M&T Agrees to Buy Provident Bank
Saturday, December 20, 2008
M&T Bank has agreed to buy Baltimore's Provident Bankshares for stock valued at $401 million in a deal that will give the merged company a leading market position in Maryland and an expanded presence in Virginia.
The sale continues the consolidation of the local banking industry, following Capital One Financial's agreement to buy Chevy Chase Bank and the sale of Wachovia to Wells Fargo. It also plucks one of the largest companies headquartered in Baltimore. The companies, which together employ more than 4,000 people in Maryland, said they would keep all customer-facing employees but have not yet decided how many other jobs would be cut.
Regulators and shareholders still must sign off on the deal, which M&T hopes will close in the second quarter.
The deal would give Buffalo-based M&T about 250 branches in Maryland, about 60 branches in Virginia and about eight in the District. It would rank as the second-largest bank in Maryland as measured by deposits, behind Bank of America.
M&T and Provident have been approved for investments by the Treasury Department as part of the government's $700 billion rescue of the financial industry. M&T is to get about $600 million, and Provident has already received $151 million. Woody Collins, mid-Atlantic president for M&T, said the government money played no role in the deal.
Provident's sale has been rumored for years, simply because most mid-size banks eventually sell to a larger bank. Some Provident executives have joked in the past that the bank represented "the last beachfront property" in Baltimore because the city's other banks already had been sold.
The deal became more urgent over the past year as Provident struggled financially. The company lost $5.4 million in the third quarter and $12.8 million so far this year, largely because of the declining value of its investment in securities tied to real estate and the financial industry. At the same time, Provident increasingly was struggling to fund itself, forcing the company to offer high interest rates to chase deposits from across the country.
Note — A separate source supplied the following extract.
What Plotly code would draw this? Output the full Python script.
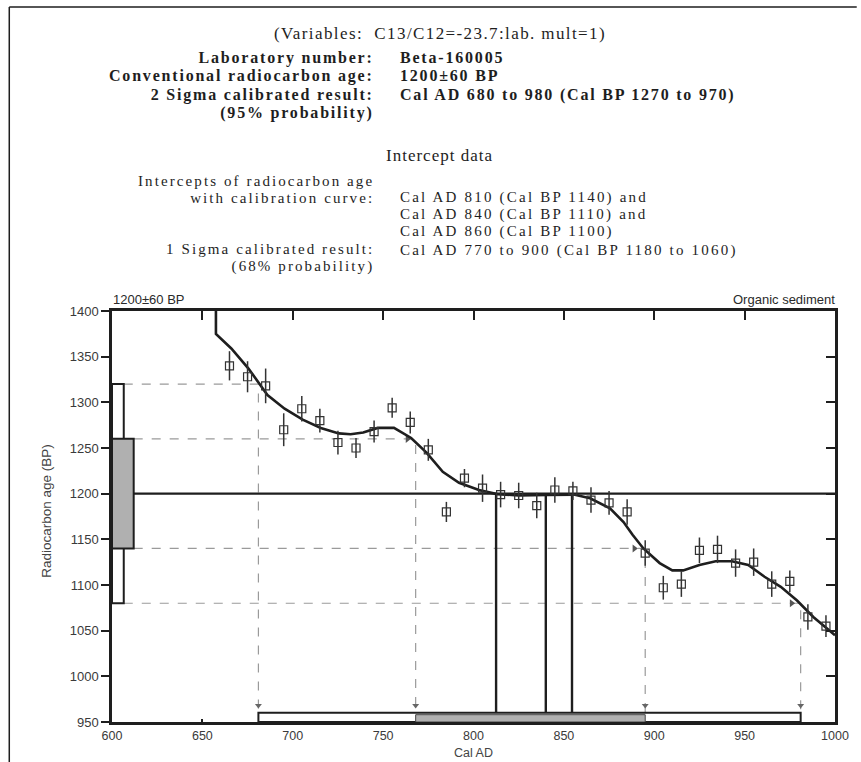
import plotly.graph_objects as go

# ---------------- data ----------------
point_x = [665, 675, 685, 695, 705, 715, 725, 735, 745, 755, 765, 775, 785, 795, 805, 815, 825,
           835, 845, 855, 865, 875, 885, 895, 905, 915, 925, 935, 945, 955, 965, 975, 985, 995]
point_y = [1340, 1328, 1318, 1270, 1293, 1280, 1256, 1250, 1268, 1294, 1278, 1248, 1180, 1217, 1206,
           1199, 1198, 1187, 1204, 1203, 1193, 1190, 1180, 1135, 1097, 1101, 1138, 1139, 1124, 1125,
           1101, 1104, 1065, 1055]
point_err = [16, 17, 19, 18, 14, 13, 13, 11, 12, 11, 12, 12, 11, 10, 15, 14, 14, 14, 14, 10,
             14, 13, 14, 14, 13, 14, 14, 15, 15, 15, 14, 12, 14, 12]

curve_x = [657.5, 657.5, 666, 675.5, 686, 695.5, 705.5, 715.5, 725.5, 732, 739, 747, 756, 765.5,
           774, 783, 792, 803, 813, 825, 841, 855.5, 864.5, 875.5, 883, 888, 894, 903, 910, 916,
           925, 934, 943, 952, 961, 970, 979, 988, 1000]
curve_y = [1400, 1375, 1359, 1337, 1308, 1293, 1281, 1272, 1266, 1265, 1267, 1272, 1272, 1261,
           1245, 1224, 1212, 1204, 1199.5, 1198, 1198.5, 1199, 1195, 1184, 1169, 1155, 1140, 1124,
           1116, 1116, 1122, 1126, 1126, 1122, 1109, 1098, 1083, 1065, 1045]

conv_age = 1200
conv_sigma = 60
two_sigma_cal = [681, 981]      # Cal AD limits of 2-sigma range
one_sigma_cal = [768, 895]      # Cal AD limits of 1-sigma range
intercepts = [812.5, 840, 854.5]

x_ticks = [600, 650, 700, 750, 800, 850, 900, 950, 1000]
y_ticks = [950, 1000, 1050, 1100, 1150, 1200, 1250, 1300, 1350, 1400]
x_range = [600, 1000]
y_range = [950, 1400]

title_line = "(Variables:  C13/C12=-23.7:lab. mult=1)"
section_line = "Intercept data"
bold_labels = ["Laboratory number:", "Conventional radiocarbon age:",
               "2 Sigma calibrated result:", "(95% probability)"]
bold_values = ["Beta-160005", "1200±60 BP", "Cal AD 680 to 980 (Cal BP 1270 to 970)"]
intercept_labels = ["Intercepts of radiocarbon age", "with calibration curve:"]
intercept_values = ["Cal AD 810 (Cal BP 1140) and", "Cal AD 840 (Cal BP 1110) and",
                    "Cal AD 860 (Cal BP 1100)"]
one_sigma_labels = ["1 Sigma calibrated result:", "(68% probability)"]
one_sigma_values = ["Cal AD 770 to 900 (Cal BP 1180 to 1060)"]

# ---------------- layout helpers ----------------
W, H = 861, 762
ML, MR, MT, MB = 112, 17, 311, 40
PW, PH = W - ML - MR, H - MT - MB


def px(x):
    return (x - ML) / PW


def py(y):
    return (H - MB - y) / PH


SERIF = "Liberation Serif, Times New Roman, serif"
SANS = "Liberation Sans, Arial, sans-serif"
INK = "#1e1e1e"
DASH = "#9a9a9a"
FILL = "#b0b0b0"

fig = go.Figure()

lo2, hi2 = conv_age - 2 * conv_sigma, conv_age + 2 * conv_sigma
lo1, hi1 = conv_age - conv_sigma, conv_age + conv_sigma
box2_w, box1_w = 6.5, 12
bar2_h, bar1_h = 10, 8

# dashed guide lines (horizontal then vertical)
guides = [
    (hi2, x_range[0] + box2_w, two_sigma_cal[0]),
    (hi1, x_range[0] + box1_w, one_sigma_cal[0]),
    (lo1, x_range[0] + box1_w, one_sigma_cal[1]),
    (lo2, x_range[0] + box2_w, two_sigma_cal[1]),
]
for yv, x0, x1 in guides:
    fig.add_trace(go.Scatter(x=[x0, x1, x1], y=[yv, yv, y_range[0] + bar2_h], mode="lines",
                             line=dict(color=DASH, width=1.2, dash="dash"),
                             hoverinfo="skip", showlegend=False))

# arrow heads at ends of horizontal guides
fig.add_trace(go.Scatter(x=[one_sigma_cal[0] - 4.5, one_sigma_cal[1] - 6, two_sigma_cal[1] - 5],
                         y=[hi1, lo1, lo2], mode="markers",
                         marker=dict(symbol="triangle-right", size=7, color="#555"),
                         hoverinfo="skip", showlegend=False))
# down triangles at bottoms of vertical guides
fig.add_trace(go.Scatter(x=[two_sigma_cal[0], one_sigma_cal[0], one_sigma_cal[1], two_sigma_cal[1]],
                         y=[y_range[0] + 18] * 4, mode="markers",
                         marker=dict(symbol="triangle-down", size=6, color="#666"),
                         hoverinfo="skip", showlegend=False))

# horizontal line at conventional age
fig.add_trace(go.Scatter(x=[x_range[0] + box1_w, x_range[1]], y=[conv_age, conv_age], mode="lines",
                         line=dict(color=INK, width=2.4), hoverinfo="skip", showlegend=False))

# intercept vertical lines
for xi in intercepts:
    fig.add_trace(go.Scatter(x=[xi, xi], y=[conv_age, y_range[0] + bar2_h], mode="lines",
                             line=dict(color=INK, width=2.4), hoverinfo="skip", showlegend=False))

# calibration curve
fig.add_trace(go.Scatter(x=curve_x, y=curve_y, mode="lines", line=dict(color=INK, width=2.6),
                         hoverinfo="skip", showlegend=False))

# data points with error bars
fig.add_trace(go.Scatter(x=point_x, y=point_y, mode="markers",
                         marker=dict(symbol="square-open", size=8, color="#333",
                                     line=dict(width=1.2, color="#333")),
                         error_y=dict(type="data", array=point_err, visible=True, width=0,
                                      thickness=1.5, color="#333"),
                         showlegend=False))

# invisible trace for secondary axes
fig.add_trace(go.Scatter(x=[x_range[0]], y=[y_range[0]], xaxis="x2", yaxis="y2", mode="markers",
                         marker=dict(opacity=0), hoverinfo="skip", showlegend=False))

shapes = []
# left probability boxes
shapes.append(dict(type="rect", xref="x", yref="y", x0=x_range[0], x1=x_range[0] + box2_w,
                   y0=lo2, y1=hi2, fillcolor="white", line=dict(color=INK, width=2), layer="above"))
shapes.append(dict(type="rect", xref="x", yref="y", x0=x_range[0], x1=x_range[0] + box1_w,
                   y0=lo1, y1=hi1, fillcolor=FILL, line=dict(color=INK, width=2), layer="above"))
# bottom calibrated range bars
shapes.append(dict(type="rect", xref="x", yref="y", x0=two_sigma_cal[0], x1=two_sigma_cal[1],
                   y0=y_range[0], y1=y_range[0] + bar2_h, fillcolor="white",
                   line=dict(color=INK, width=2), layer="above"))
shapes.append(dict(type="rect", xref="x", yref="y", x0=one_sigma_cal[0], x1=one_sigma_cal[1],
                   y0=y_range[0], y1=y_range[0] + bar1_h, fillcolor=FILL,
                   line=dict(color="#444", width=1), layer="above"))
# page frame
shapes.append(dict(type="line", xref="paper", yref="paper", x0=px(8), x1=px(8), y0=py(7), y1=py(H + 5),
                   line=dict(color=INK, width=1.5)))
shapes.append(dict(type="line", xref="paper", yref="paper", x0=px(8), x1=px(W + 5), y0=py(7), y1=py(7),
                   line=dict(color=INK, width=1.5)))


def block(lines, size, spacing, bold):
    """Multi-line text: base font sets line pitch, inner span sets glyph size/spacing."""
    w = "bold" if bold else "normal"
    st = "font-size:%.1fpx;letter-spacing:%.2fpx;font-weight:%s" % (size, spacing, w)
    return "<br>".join('<span style="%s">%s</span>' % (st, t) for t in lines)


annotations = []


def add_text(lines, x, y_first, pitch, anchor, size, spacing, bold):
    base = pitch / 1.3
    n = len(lines)
    yc = y_first + (n - 1) * pitch / 2.0
    annotations.append(dict(text=block(lines, size, spacing, bold), x=px(x), y=py(yc),
                            xref="paper", yref="paper", xanchor=anchor, yanchor="middle",
                            align=anchor, showarrow=False,
                            font=dict(family=SERIF, size=base, color=INK)))


add_text([title_line], 444, 33, 20, "center", 17, 1.4, False)
add_text(bold_labels, 379, 58, 18.3, "right", 16, 1.8, True)
add_text(bold_values, 402, 58, 18.3, "left", 16, 1.8, True)
add_text([section_line], 444, 155, 20, "center", 17, 1.0, False)
add_text(intercept_labels, 379, 181, 17, "right", 15, 2.1, False)
add_text(intercept_values, 402, 197, 17, "left", 15, 2.2, False)
add_text(one_sigma_labels, 379, 249, 17, "right", 15, 2.1, False)
add_text(one_sigma_values, 402, 250, 17, "left", 15, 2.2, False)

annotations.append(dict(text="1200±60 BP", x=px(111), y=py(299), xref="paper", yref="paper",
                        xanchor="left", yanchor="middle", showarrow=False,
                        font=dict(family=SANS, size=13, color="#2a2a2a")))
annotations.append(dict(text="Organic sediment", x=px(846), y=py(300), xref="paper", yref="paper",
                        xanchor="right", yanchor="middle", showarrow=False,
                        font=dict(family=SANS, size=13, color="#2a2a2a")))
annotations.append(dict(text="Radiocarbon age (BP)", x=px(45), y=py(511), xref="paper", yref="paper",
                        xanchor="center", yanchor="middle", textangle=-90, showarrow=False,
                        font=dict(family=SANS, size=13.5, color="#444")))
annotations.append(dict(text="Cal AD", x=px(478), y=py(752.5), xref="paper", yref="paper",
                        xanchor="center", yanchor="middle", showarrow=False,
                        font=dict(family=SANS, size=12.5, color="#444")))

tickfont = dict(family=SANS, size=13, color="#3a3a3a")
fig.update_layout(
    width=W, height=H,
    margin=dict(l=ML, r=MR, t=MT, b=MB, pad=0),
    paper_bgcolor="white", plot_bgcolor="white",
    showlegend=False,
    xaxis=dict(range=x_range, tickvals=x_ticks, ticks="inside", ticklen=3, tickwidth=2,
               tickcolor=INK, showline=True, linecolor=INK, linewidth=2.5, showgrid=False,
               zeroline=False, tickfont=dict(family=SANS, size=12.5, color="#3a3a3a"),
               ticklabelstandoff=0),
    xaxis2=dict(range=x_range, overlaying="x", side="top", tickvals=x_ticks[1:-1], ticks="inside",
                ticklen=9, tickwidth=2, tickcolor=INK, showline=True, linecolor=INK, linewidth=2.5,
                showgrid=False, zeroline=False, showticklabels=False),
    yaxis=dict(range=y_range, tickvals=y_ticks, ticks="outside", ticklen=8, tickwidth=2,
               tickcolor=INK, showline=True, linecolor=INK, linewidth=2.5, showgrid=False,
               zeroline=False, tickfont=tickfont),
    yaxis2=dict(range=y_range, overlaying="y", side="right", tickvals=y_ticks[1:-1], ticks="inside",
                ticklen=9, tickwidth=2, tickcolor=INK, showline=True, linecolor=INK, linewidth=2.5,
                showgrid=False, zeroline=False, showticklabels=False),
    shapes=shapes,
    annotations=annotations,
)

fig.write_html("out.html")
The result of its troubles is that Provident is selling itself relatively cheaply compared with the prices paid for banks in recent years. A bank the size of Provident, measured by equity, might have cost about $1 billion last year, based on data for all bank deals in 2007.
"The sales price is not setting the world on fire," said Lew Sosnowick, vice president for bank securities at Koonce Securities in Bethesda. But he said the deal still made sense for Provident because it needed help to survive and thrive during a prolonged recession.
Frank Bonaventure, a banking lawyer at Ober Kaler in Baltimore, said the deal also could be good for the city.
"My take on it is M&T has made Baltimore at the minimum a second home and has a lot of their operations headquartered here, and given that, they've been very good corporate citizens. It's a pretty good merger for Baltimore in particular and Maryland in general," Bonaventure said.
M&T entered Maryland in 2003 with the acquisition of Allfirst Bank.
Collins, M&T's mid-Atlantic president, said the Provident deal would create a stronger bank to serve the region. He also said M&T had committed to maintaining the charitable giving of both companies for at least three years.
"The reason we've been successful is the support of the community, and in tough times we want to be there for the community," Collins said.